[Data lines]
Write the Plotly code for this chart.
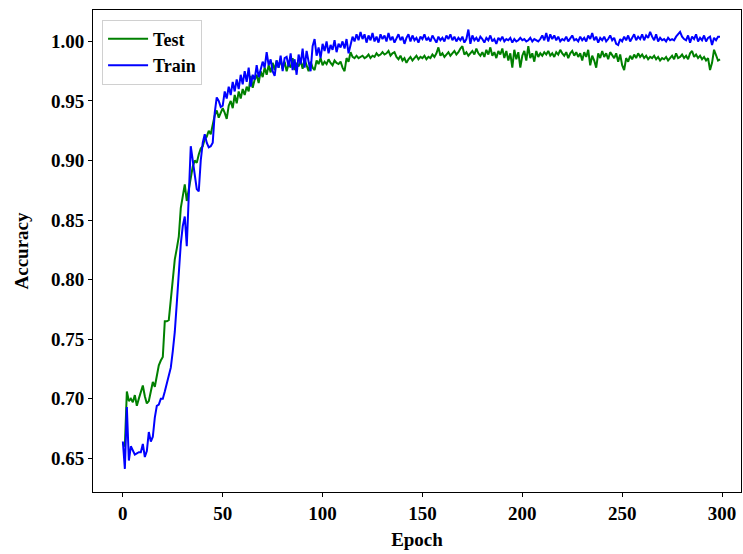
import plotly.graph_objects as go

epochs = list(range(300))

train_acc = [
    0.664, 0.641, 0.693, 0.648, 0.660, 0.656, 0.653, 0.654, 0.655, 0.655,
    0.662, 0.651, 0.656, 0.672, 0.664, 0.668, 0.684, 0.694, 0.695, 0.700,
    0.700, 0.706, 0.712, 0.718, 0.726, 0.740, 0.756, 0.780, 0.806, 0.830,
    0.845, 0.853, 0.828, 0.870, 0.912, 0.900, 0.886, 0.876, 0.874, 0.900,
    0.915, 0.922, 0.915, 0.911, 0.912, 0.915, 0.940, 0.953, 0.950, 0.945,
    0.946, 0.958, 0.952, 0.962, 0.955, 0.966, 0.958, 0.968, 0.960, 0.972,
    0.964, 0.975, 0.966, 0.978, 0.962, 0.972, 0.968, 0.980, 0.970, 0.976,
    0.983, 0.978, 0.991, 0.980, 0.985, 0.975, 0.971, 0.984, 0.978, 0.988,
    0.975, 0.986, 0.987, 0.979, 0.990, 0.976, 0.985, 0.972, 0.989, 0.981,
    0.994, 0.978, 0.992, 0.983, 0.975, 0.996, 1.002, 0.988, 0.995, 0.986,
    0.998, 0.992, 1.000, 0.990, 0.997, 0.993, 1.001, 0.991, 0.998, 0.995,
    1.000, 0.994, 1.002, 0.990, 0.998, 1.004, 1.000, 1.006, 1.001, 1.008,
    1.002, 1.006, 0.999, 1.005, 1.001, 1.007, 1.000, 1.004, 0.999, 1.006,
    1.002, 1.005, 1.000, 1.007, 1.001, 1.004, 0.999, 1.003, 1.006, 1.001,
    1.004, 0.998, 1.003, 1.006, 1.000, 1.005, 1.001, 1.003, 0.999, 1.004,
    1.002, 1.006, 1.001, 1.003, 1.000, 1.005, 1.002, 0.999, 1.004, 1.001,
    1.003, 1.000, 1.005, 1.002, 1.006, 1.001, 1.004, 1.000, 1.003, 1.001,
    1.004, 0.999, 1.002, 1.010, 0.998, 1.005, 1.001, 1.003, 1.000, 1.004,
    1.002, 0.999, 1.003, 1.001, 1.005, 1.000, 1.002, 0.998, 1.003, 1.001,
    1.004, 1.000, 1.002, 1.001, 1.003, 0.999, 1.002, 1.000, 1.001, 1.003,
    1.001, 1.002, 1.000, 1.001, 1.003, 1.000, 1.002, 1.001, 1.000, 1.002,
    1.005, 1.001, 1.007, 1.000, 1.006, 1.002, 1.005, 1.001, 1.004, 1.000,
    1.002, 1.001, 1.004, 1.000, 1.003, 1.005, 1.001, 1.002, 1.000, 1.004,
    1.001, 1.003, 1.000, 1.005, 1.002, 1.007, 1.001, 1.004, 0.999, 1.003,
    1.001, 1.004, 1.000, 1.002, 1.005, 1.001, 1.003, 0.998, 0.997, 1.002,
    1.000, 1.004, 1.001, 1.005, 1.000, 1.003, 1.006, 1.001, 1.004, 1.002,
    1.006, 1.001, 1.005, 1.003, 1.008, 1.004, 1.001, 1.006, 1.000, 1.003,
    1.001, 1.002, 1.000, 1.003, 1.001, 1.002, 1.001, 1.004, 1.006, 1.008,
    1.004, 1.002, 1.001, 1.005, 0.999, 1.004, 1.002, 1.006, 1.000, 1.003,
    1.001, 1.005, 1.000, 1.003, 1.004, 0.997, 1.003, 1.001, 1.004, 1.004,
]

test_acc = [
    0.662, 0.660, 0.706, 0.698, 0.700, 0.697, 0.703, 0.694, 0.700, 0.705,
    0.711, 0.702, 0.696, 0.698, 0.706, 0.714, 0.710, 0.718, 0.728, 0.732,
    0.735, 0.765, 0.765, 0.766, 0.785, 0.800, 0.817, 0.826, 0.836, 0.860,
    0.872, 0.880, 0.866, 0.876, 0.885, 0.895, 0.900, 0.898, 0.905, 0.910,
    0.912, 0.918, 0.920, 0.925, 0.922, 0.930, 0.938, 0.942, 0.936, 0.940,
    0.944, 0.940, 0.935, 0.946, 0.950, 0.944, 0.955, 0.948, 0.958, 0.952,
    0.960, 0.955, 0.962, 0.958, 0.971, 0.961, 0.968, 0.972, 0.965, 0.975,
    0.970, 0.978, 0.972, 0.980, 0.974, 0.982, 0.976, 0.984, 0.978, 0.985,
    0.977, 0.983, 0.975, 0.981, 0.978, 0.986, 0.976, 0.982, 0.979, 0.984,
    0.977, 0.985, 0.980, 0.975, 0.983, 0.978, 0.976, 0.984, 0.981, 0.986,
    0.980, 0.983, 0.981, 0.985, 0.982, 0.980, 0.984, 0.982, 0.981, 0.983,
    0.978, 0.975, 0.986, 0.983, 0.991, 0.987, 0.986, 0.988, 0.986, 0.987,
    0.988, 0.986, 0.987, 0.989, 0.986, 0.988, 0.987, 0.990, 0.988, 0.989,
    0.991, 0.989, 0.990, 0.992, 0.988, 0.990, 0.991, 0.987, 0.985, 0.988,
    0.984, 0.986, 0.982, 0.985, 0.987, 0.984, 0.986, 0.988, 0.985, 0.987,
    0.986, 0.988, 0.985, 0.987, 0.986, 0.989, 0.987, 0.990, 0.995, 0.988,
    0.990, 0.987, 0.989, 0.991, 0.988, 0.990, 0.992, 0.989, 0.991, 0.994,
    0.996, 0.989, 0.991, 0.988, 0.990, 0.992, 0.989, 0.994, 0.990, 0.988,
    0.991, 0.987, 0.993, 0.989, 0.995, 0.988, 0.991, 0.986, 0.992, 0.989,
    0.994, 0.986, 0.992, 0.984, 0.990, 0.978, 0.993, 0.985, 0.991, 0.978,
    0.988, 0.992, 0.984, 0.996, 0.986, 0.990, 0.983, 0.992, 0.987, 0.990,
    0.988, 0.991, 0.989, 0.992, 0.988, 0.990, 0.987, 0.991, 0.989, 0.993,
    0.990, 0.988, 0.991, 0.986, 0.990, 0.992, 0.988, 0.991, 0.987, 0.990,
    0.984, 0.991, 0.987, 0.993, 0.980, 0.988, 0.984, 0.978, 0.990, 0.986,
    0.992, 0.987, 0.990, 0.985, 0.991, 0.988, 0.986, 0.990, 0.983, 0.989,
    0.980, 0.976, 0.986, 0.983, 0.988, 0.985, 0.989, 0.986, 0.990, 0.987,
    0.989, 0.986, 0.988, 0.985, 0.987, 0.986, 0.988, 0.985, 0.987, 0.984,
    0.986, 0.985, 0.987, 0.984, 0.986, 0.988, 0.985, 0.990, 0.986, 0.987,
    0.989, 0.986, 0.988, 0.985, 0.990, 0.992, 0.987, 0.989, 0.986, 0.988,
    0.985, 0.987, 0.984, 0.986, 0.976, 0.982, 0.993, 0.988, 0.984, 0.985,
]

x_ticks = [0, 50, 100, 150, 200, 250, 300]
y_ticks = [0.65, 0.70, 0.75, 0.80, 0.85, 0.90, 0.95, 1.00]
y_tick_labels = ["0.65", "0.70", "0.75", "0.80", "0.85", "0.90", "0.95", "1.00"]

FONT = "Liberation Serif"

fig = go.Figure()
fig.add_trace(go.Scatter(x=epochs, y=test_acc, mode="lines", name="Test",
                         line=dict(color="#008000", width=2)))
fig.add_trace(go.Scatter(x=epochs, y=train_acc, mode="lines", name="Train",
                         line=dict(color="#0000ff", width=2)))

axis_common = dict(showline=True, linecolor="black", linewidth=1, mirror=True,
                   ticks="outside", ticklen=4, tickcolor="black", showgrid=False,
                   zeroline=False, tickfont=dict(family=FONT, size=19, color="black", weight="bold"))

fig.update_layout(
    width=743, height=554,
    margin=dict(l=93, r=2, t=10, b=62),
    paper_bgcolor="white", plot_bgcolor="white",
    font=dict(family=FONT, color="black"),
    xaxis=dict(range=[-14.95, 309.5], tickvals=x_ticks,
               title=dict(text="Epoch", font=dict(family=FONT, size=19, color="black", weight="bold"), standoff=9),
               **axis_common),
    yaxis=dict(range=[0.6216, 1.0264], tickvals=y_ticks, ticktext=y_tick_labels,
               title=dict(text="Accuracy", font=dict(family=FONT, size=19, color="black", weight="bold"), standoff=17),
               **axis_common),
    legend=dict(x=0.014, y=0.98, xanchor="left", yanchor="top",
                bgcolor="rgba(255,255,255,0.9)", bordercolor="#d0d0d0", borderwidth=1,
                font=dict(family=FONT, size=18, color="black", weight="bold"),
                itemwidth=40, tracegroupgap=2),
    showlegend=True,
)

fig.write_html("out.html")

[Problem to work on] Look at the listing and set down only the lines from its start through the line with "epochs = list(range(300))", word for word and without pictures.

[Task output]
Write the Plotly code for this chart.
import plotly.graph_objects as go

epochs = list(range(300))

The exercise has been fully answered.